There is a theoretical universe in which a static language with well-designed libs provide good aesthetics to make developing certain software easy. Meanwhile even as a big functional programming lover I still reach for Python because I can get work done because the libraries are in fact well designed, and the code is easy to work with, and I can fix issues quickly. As a user it’s great, as a library maintainer I gotta apply some more care. Could be better but it's alright

Largely, but not quite all. E.g. there's only so much information about runtime behavior you can capture in types, and then almost no one captures even half of it in practice. Doing this right requires a lot of experience, plus good knowledge of the problem domain, and it tends to both bloat and ossify the code.

It's easier if you're doing version 2 of a well-tested, scope-limited library, and thus can afford to do some holistic design. But the trend in our industry is to develop iteratively, small releases done often, everything kept at 0.x.y perpetual beta, and on the off chance your project grows old enough to warrant 1.x.y version, it has so much evolutionary baggage that you'd have to rewrite it from scratch to get proper typing in (which, of course, is against the zeitgeist).

How so?
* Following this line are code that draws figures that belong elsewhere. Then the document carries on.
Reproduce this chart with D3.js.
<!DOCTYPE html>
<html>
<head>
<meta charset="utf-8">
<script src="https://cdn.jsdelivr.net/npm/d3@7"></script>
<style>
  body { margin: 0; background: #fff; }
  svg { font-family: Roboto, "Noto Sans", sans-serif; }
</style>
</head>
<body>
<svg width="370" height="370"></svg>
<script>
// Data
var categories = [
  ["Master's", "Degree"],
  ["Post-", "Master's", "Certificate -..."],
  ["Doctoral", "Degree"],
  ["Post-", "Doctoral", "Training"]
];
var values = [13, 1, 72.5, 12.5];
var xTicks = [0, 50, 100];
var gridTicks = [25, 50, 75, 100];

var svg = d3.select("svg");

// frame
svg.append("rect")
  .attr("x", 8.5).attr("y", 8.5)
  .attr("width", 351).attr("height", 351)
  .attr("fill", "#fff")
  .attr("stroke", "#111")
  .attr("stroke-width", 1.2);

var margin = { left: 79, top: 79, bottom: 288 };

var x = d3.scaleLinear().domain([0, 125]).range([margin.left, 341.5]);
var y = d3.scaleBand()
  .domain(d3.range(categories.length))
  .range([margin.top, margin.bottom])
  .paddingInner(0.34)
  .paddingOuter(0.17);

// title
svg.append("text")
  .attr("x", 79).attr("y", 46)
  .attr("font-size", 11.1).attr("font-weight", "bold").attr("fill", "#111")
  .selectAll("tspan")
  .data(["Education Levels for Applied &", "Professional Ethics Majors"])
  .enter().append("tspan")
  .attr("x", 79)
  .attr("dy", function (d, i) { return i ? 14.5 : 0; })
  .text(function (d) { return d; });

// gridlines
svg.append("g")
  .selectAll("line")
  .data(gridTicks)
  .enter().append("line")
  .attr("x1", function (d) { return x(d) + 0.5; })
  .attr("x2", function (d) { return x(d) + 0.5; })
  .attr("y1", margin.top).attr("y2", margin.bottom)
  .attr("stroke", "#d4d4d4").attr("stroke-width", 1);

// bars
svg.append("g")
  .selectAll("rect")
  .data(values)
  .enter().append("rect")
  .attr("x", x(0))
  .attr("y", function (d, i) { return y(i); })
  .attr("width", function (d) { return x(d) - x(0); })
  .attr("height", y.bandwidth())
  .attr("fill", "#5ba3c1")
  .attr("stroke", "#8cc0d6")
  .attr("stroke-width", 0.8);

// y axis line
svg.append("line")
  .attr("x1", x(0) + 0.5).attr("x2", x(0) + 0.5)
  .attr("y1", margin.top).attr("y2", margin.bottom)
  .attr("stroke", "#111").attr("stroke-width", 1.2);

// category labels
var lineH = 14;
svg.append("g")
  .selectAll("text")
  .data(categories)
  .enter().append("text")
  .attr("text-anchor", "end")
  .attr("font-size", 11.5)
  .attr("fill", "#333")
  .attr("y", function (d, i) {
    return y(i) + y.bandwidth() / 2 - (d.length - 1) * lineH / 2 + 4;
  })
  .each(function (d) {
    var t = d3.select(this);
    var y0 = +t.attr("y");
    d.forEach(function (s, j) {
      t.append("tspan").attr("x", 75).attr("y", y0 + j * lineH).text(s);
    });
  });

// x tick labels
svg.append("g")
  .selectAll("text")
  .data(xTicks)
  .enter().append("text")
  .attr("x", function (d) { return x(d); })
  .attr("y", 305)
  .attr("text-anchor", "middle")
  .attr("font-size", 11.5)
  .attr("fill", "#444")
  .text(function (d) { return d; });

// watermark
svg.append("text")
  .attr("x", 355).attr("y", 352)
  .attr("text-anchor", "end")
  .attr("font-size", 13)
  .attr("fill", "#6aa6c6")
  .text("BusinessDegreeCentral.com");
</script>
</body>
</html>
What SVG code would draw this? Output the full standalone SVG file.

The API still breaks if it's strongly typed, the breakage is just easier to spot by downstream consumers.

And note that saying "release as a new major version" is not making the problem disappear, it is simply choosing not to solve the problem, but with a warning on top.

That has not been my experience. Nor Hyrum Wright's (of Hyrum's Law fame [1]), nor Randal Munroe's [2].

Note how things like performance characteristics leak through strong-typing, well designed APIs, and semantic versioning, in spite of non-guarantees around such characteristics.

1. https://medium.com/se-101-software-engineering/what-is-the-h.... 2. https://xkcd.com/1172/

One of the stories shared with me while working on OpenJ9 was of a customer that used stack overflows as a scheduling mechanism, and at some point they were compelled to update their JVM to a version that incorporated tail-call optimization, which caused their Rube Goldberg scheduler to stop working (by spinning indefinitely).

I would however argue that the existence of a user relying on behaviour that has explicitly been reserved as subject to change must not preclude development from rendering improvements to products. At some point the consumer needs to be on the hook for relying on a positive externality that they do not have a right to.